Reputation: 13
I'm having some weird behavior with elastic search. I'm using custom analyzer with custom tokenizer which spilts the words in case of space, + , -.
when I'm searching
{
"query": {
"match_phrase_prefix": {
"name.default": {
"query": "paris oly"
}
}
}
}
I get results as expected paris olympia etc... but when I'm searching
{
"query": {
"match_phrase_prefix": {
"name.default": {
"query": "paris ol"
}
}
}
}
I get no results at all.
settings:
"analysis": {
"analyzer": {
"customAnalyzer": {
"type": "custom",
"filter": "lowercase",
"tokenizer": "customTokenizer"
},
"tokenizer": {
"customTokenizer": {
"pattern": "[\\+\\s-]",
"type": "pattern"
}
}
}
field mapping:
{
"name": {
"properties": {
"default": {
"type": "string",
"analyzer": "customAnalyzer"
}
}
}
}
sample of part of the doc (the requested field):
{
"name": {
"jp": "パリ オリンピア (劇場)",
"default": "Paris Olympia",
}
}
{
"TYPE_NAME": {
"dynamic_templates": [
{
"name": {
"path_match": "*name.*",
"match_mapping_type": "string",
"mapping": {
"type": "string",
"analyzer": "customAnalyzer"
}
}
}
],
"properties": {
"point": {
"type": "geo_point"
}
}
}
}
Upvotes: 1
Views: 718
Reputation: 8718
When I tried testing what you posted, it worked for me. I'll post what I did and you can look at it and see if you can figure out what's different about your setup, and if you have further questions I'll try to help.

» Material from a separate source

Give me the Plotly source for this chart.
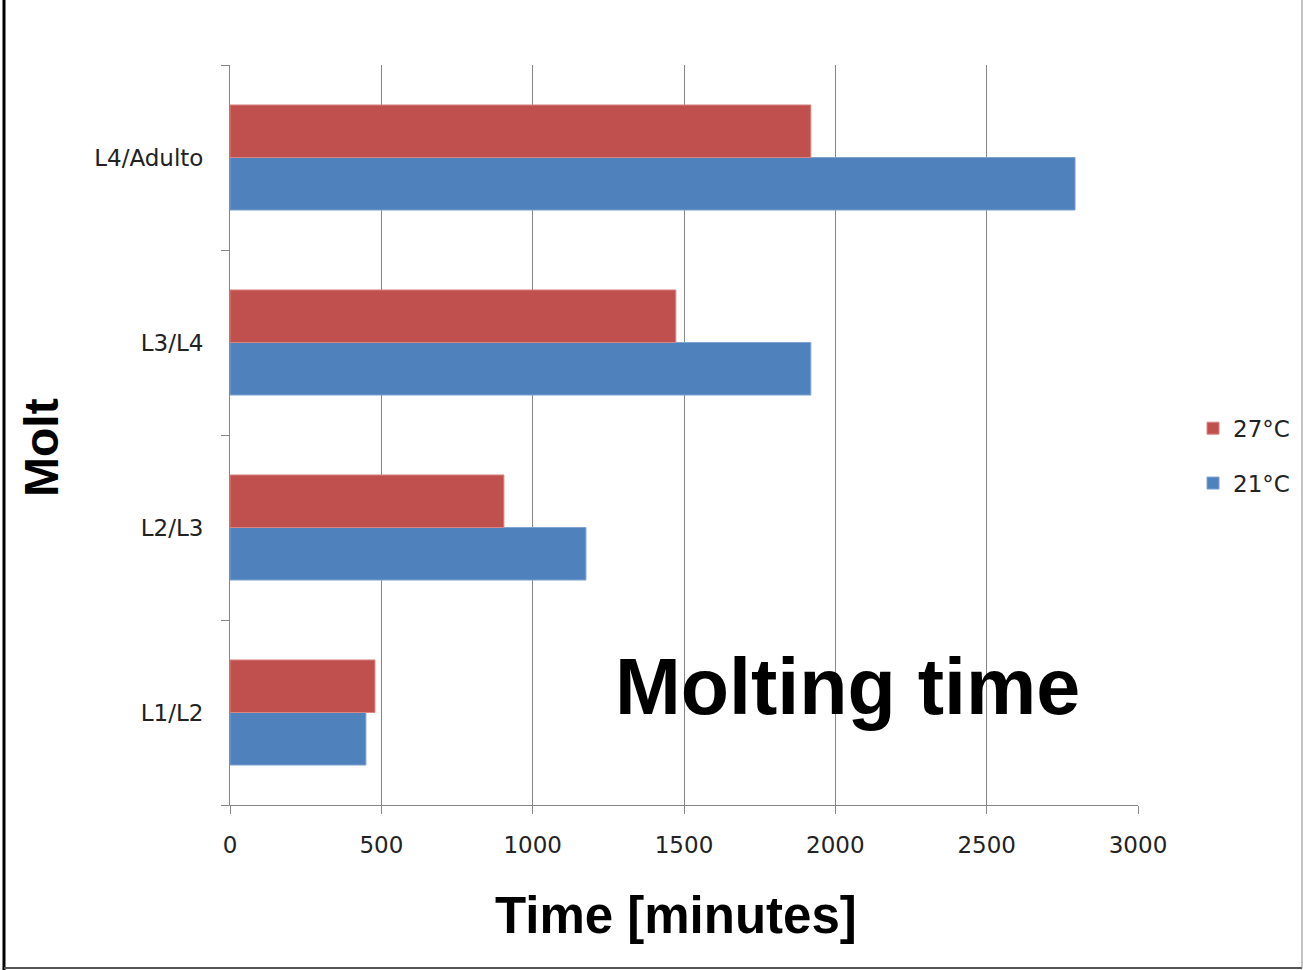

I created an index using the mapping and analyzer/tokenizer you posted, then added the doc you posted:
DELETE /test_index
PUT /test_index
{
"settings": {
"number_of_shards": 1,
"number_of_replicas": 0,
"analysis": {
"tokenizer": {
"customTokenizer": {
"pattern": "[\\+\\s-]",
"type": "pattern"
}
},
"analyzer": {
"customAnalyzer": {
"type": "custom",
"filter": "lowercase",
"tokenizer": "customTokenizer"
}
}
}
},
"mappings": {
"doc": {
"properties": {
"name": {
"properties": {
"default": {
"type": "string",
"analyzer": "customAnalyzer"
}
}
}
}
}
}
}
PUT /test_index/doc/1
{
"name": {
"jp": "パリ オリンピア (劇場)",
"default": "Paris Olympia"
}
}
Then either of the queries you posted returned the document for me:
POST /test_index/_search
{
"query": {
"match_phrase_prefix": {
"name.default": {
"query": "paris oly"
}
}
}
}
...
{
"took": 1,
"timed_out": false,
"_shards": {
"total": 1,
"successful": 1,
"failed": 0
},
"hits": {
"total": 1,
"max_score": 0.38356602,
"hits": [
{
"_index": "test_index",
"_type": "doc",
"_id": "1",
"_score": 0.38356602,
"_source": {
"name": {
"jp": "パリ オリンピア (劇場)",
"default": "Paris Olympia"
}
}
}
]
}
}
or
POST /test_index/_search
{
"query": {
"match_phrase_prefix": {
"name.default": {
"query": "paris ol "
}
}
}
}
...
{
"took": 1,
"timed_out": false,
"_shards": {
"total": 1,
"successful": 1,
"failed": 0
},
"hits": {
"total": 1,
"max_score": 0.38356602,
"hits": [
{
"_index": "test_index",
"_type": "doc",
"_id": "1",
"_score": 0.38356602,
"_source": {
"name": {
"jp": "パリ オリンピア (劇場)",
"default": "Paris Olympia"
}
}
}
]
}
}
Here is the code I used, for convenience:
http://sense.qbox.io/gist/4e58344580dcf01299f7cc2199d0fb7694d2a051
So there must be something else going on. Can you tell what is different about your setup from what I tried?
Edit: I did have to switch the order of the tokenizer and analyzer, because I got an error otherwise. So you might want to look into that.
Upvotes: 1